Annan calls for end to hostilities in Liberia
United Nations Secretary-General Kofi Annan has called on all the parties involved in the current violent clashes in Liberia to cease hostilities and ensure that civilians are not targeted.
Fighting in the country’s capital Monrovia has intensified over the last few days as rebels close in on the city centre in their campaign against President Charles Taylor. The assault by the Liberians United for Reconciliation and Democracy (Lurd) began on Friday.
On Sunday they gave the President, a former warlord, 72 hours to step down but the fighting has continued. Last week, Mr Taylor was indicted for war crimes by a United Nations-backed court in neighbouring Sierra Leone.
Mr Annan has expressed strong concern for Monrovia’s one million occupants, thousands of whom have moved to the central and eastern parts of the city to escape the fighting.
UN spokesman Fred Eckhard explained that virtually none of Liberia’s more than three million people, already traumatized by years of war and abject poverty, will be able to receive emergency relief assistance while fighting continues. Food and water are becoming scarce and UNICEF have expressed concern for Liberia’s children caught in the conflict.

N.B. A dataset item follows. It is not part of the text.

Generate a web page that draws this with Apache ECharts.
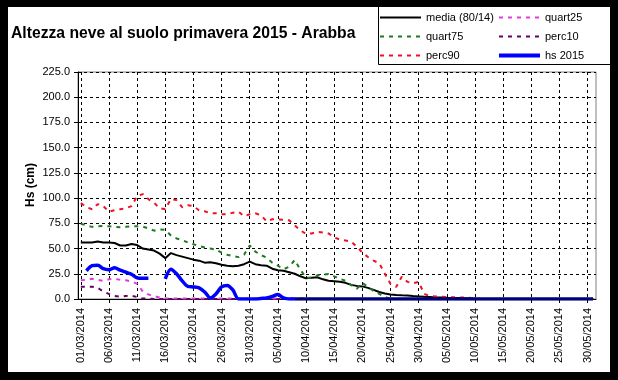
<!DOCTYPE html>
<html><head><meta charset="utf-8">
<script src="https://cdn.jsdelivr.net/npm/echarts@6/dist/echarts.min.js"></script>
<style>
html,body{margin:0;padding:0;background:#000;width:618px;height:380px;overflow:hidden;}
#c{position:absolute;left:8px;top:7px;width:602px;height:365px;background:#fff;}
</style>
</head><body><div id="c"></div>
<script>
const dates = [
"01/03/2014","02/03/2014","03/03/2014","04/03/2014","05/03/2014","06/03/2014","07/03/2014","08/03/2014","09/03/2014","10/03/2014",
"11/03/2014","12/03/2014","13/03/2014","14/03/2014","15/03/2014","16/03/2014","17/03/2014","18/03/2014","19/03/2014","20/03/2014",
"21/03/2014","22/03/2014","23/03/2014","24/03/2014","25/03/2014","26/03/2014","27/03/2014","28/03/2014","29/03/2014","30/03/2014",
"31/03/2014","01/04/2014","02/04/2014","03/04/2014","04/04/2014","05/04/2014","06/04/2014","07/04/2014","08/04/2014","09/04/2014",
"10/04/2014","11/04/2014","12/04/2014","13/04/2014","14/04/2014","15/04/2014","16/04/2014","17/04/2014","18/04/2014","19/04/2014",
"20/04/2014","21/04/2014","22/04/2014","23/04/2014","24/04/2014","25/04/2014","26/04/2014","27/04/2014","28/04/2014","29/04/2014",
"30/04/2014","01/05/2014","02/05/2014","03/05/2014","04/05/2014","05/05/2014","06/05/2014","07/05/2014","08/05/2014","09/05/2014",
"10/05/2014","11/05/2014","12/05/2014","13/05/2014","14/05/2014","15/05/2014","16/05/2014","17/05/2014","18/05/2014","19/05/2014",
"20/05/2014","21/05/2014","22/05/2014","23/05/2014","24/05/2014","25/05/2014","26/05/2014","27/05/2014","28/05/2014","29/05/2014",
"30/05/2014","31/05/2014"];

const media = [
56,56,56,57,56,56,55.5,53,53,54.5,
53.5,50,49,48,45,40.5,45.5,43.5,42,40.5,
39,38,36,36.5,35.5,34,33,32.5,33,34.5,
37,34.5,33.5,33,30,28.5,28,26.5,25,22.5,
20.5,21,21.5,19.5,18,17.5,17,16,14,13,
12.5,11,9,7,5.5,4.5,4,3.6,3.5,3,
2.6,2.2,2,1.5,1.5,1.2,1,1,0.8,0.5,
0.3,0,0,0,0,0,0,0,0,0,
0,0,0,0,0,0,0,0,0,0,
0,0];

const quart25 = [
18.5,19,20,19,18,19.5,20,19,18.5,17.5,
15,7.5,4.5,3,1.5,0.7,0.5,0.5,0.5,0.5,
0.5,0.5,0.5,0.5,0.5,0.5,0.5,0.5,0.5,0.5,
0.5,0.5,0.5,0.5,0.5,0.5,1,1,1,0.5,
0.5,0,0,0,0,0,0,0,0,0,
0,0,0,0,0,0,0,0,0,0,
0,0,0,0,0,0,0,0,0,0,
0,0,0,0,0,0,0,0,0,0,
0,0,0,0,0,0,0,0,0,0,
0,0];

const quart75 = [
74.5,73,71.5,72,72.3,72,71.5,71,71.5,72,
72,71.7,70,67.7,69,68.5,63,60,58.5,56,
54.3,52.5,51,50,49,46,43.8,42.5,41.5,44,
53,47,43.5,41,36,33,29.5,32,38.7,29,
21,21,23.5,24,24.8,22.5,20,18,14,10,
16,12,8,5,2.3,0,0,0,0,0,
0,0,0,0,0,0,0,0,0,0,
0,0,0,0,0,0,0,0,0,0,
0,0,0,0,0,0,0,0,0,0,
0,0];

const perc10 = [
12.2,12.2,12.2,11,7.5,5,3,2.3,3,3.3,
2,0.5,0.3,0,0,0,0,0,0,0,
0,0,0,0,0,0,0,0,0,0,
0,0,0,0,0,0,0,0,0,0,
0,0,0,0,0,0,0,0,0,0,
0,0,0,0,0,0,0,0,0,0,
0,0,0,0,0,0,0,0,0,0,
0,0,0,0,0,0,0,0,0,0,
0,0,0,0,0,0,0,0,0,0,
0,0];

const perc90 = [
95,91,89,94,92,86.5,88,89,90,92,
102,104,99,95.5,90,89,99,98,91,93,
92,88,87,85,85,84,84,85.5,86.5,82,
84,85,83,77,79,79,78.5,78,73,68,
64.5,65,66.5,66,65,61,59,58,56.8,52,
46,41.6,38,35.4,25,15,12,22,17,15.6,
17,5,3,2.5,2.3,2,1.8,1.5,1.4,1.3,
0.5,0,0,0,0,0,0,0,0,0,
0,0,0,0,0,0,0,0,0,0,
0,0];

const hs2015 = [
null,28,33,33.5,30,29,31,28.5,26.5,24.5,
21,20.5,20.5,null,null,20,29.5,25,18,12.5,
12,11,7,1,5,12,13.5,9,0,0,
0,0,0.5,1,2.5,4.5,1,0,0,0,
0,0,0,0,0,0,0,0,0,0,
0,0,0,0,0,0,0,0,0,0,
0,0,0,0,0,0,0,0,0,0,
0,0,0,0,0,0,0,0,0,0,
0,0,0,0,0,0,0,0,0,0,
0,0];

const yMin = 0, yMax = 225, yStep = 25;
const yTitle = 'Hs (cm)';
const FONT = 'Arial, "Liberation Sans", sans-serif';
const DASH = [4, 5];

const chart = echarts.init(document.getElementById('c'), null, {renderer: 'canvas'});

function dashed(name, data, color) {
  return {
    name: name, type: 'line', data: data, symbol: 'none',
    lineStyle: {color: color, width: 2, type: DASH},
    itemStyle: {color: color}
  };
}

const legendText = {fontFamily: FONT, fontSize: 11, color: '#000'};
const legendCommon = {
  orient: 'vertical', top: 5, padding: 0, itemGap: 8,
  itemWidth: 41, itemHeight: 10, z: 5,
  itemStyle: {opacity: 0, borderWidth: 0},
  textStyle: legendText
};

chart.setOption({
  animation: false,
  title: {
    text: 'Altezza neve al suolo primavera 2015 - Arabba',
    left: 3, top: 19, padding: 0,
    textStyle: {fontFamily: FONT, fontSize: 15.7, fontWeight: 'bold', color: '#000'}
  },
  graphic: [{
    type: 'rect', z: 0,
    shape: {x: 370.5, y: -0.5, width: 240, height: 58},
    style: {fill: '#fff', stroke: '#000', lineWidth: 1}
  }, {
    type: 'text', x: 23, y: 178, rotation: Math.PI / 2,
    style: {text: yTitle, fontFamily: FONT, fontSize: 12, fontWeight: 'bold', fill: '#000',
      align: 'center', verticalAlign: 'middle'}
  }],
  legend: [
    Object.assign({}, legendCommon, {left: 371, data: ['media (80/14)', 'quart75', 'perc90']}),
    Object.assign({}, legendCommon, {left: 489, data: ['quart25', 'perc10',
      {name: 'hs 2015', lineStyle: {width: 4, color: '#0000ff'}}]})
  ],
  visualMap: {
    show: false, type: 'piecewise', seriesIndex: 5, dimension: 0,
    pieces: [{gte: 0, lt: 37.5, color: '#0000ff'}, {gte: 37.5, lte: 91, color: '#00007a'}]
  },
  grid: {
    left: 70, top: 65, width: 518, height: 227,
    show: true, borderColor: '#808080', borderWidth: 1, backgroundColor: '#fff'
  },
  xAxis: {
    type: 'category', data: dates, boundaryGap: true,
    axisLine: {lineStyle: {color: '#000', width: 1}},
    axisTick: {show: true, interval: 4, alignWithLabel: true, length: 4, lineStyle: {color: '#000'}},
    axisLabel: {interval: 4, rotate: 90, margin: 9, fontFamily: FONT, fontSize: 11, color: '#000'},
    splitLine: {show: true, interval: 4, alignWithLabel: true, lineStyle: {color: '#000', type: [3, 3], width: 1}}
  },
  yAxis: {
    type: 'value', min: yMin, max: yMax, interval: yStep,
    axisLine: {show: true, lineStyle: {color: '#000'}},
    axisTick: {show: true, length: 4, lineStyle: {color: '#000'}},
    axisLabel: {margin: 8, fontFamily: FONT, fontSize: 11, color: '#000',
      formatter: v => v.toFixed(1)},
    splitLine: {show: true, lineStyle: {color: '#000', type: [3, 3], width: 1}}
  },
  series: [
    {name: 'media (80/14)', type: 'line', data: media, symbol: 'none',
      lineStyle: {color: '#000', width: 2}, itemStyle: {color: '#000'}},
    dashed('quart25', quart25, '#e03ce0'),
    dashed('quart75', quart75, '#1f7a1f'),
    dashed('perc10', perc10, '#660066'),
    dashed('perc90', perc90, '#ee1122'),
    {name: 'hs 2015', type: 'line', data: hs2015, symbol: 'none', smooth: 0.3,
      lineStyle: {width: 3.5}, itemStyle: {color: '#0000ff'}}
  ]
});
</script>
</body></html>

‘Mr Annan reminds them that perpetrators of international humanitarian and human rights law violations, which have been far too common in Liberia, will be held accountable for their acts,’ Mr Eckhard stated.
Yesterday French military helicopters flew more than 500 Europeans, Lebanese and United States citizens from the city and Ghana has announced that it is sending a warship and several aircraft to remove its citizens.
A team of West African mediators is going to Monrovia in an effort to agree a ceasefire, and enable stalled peace talks in the Ghanaian capital, Accra, to resume.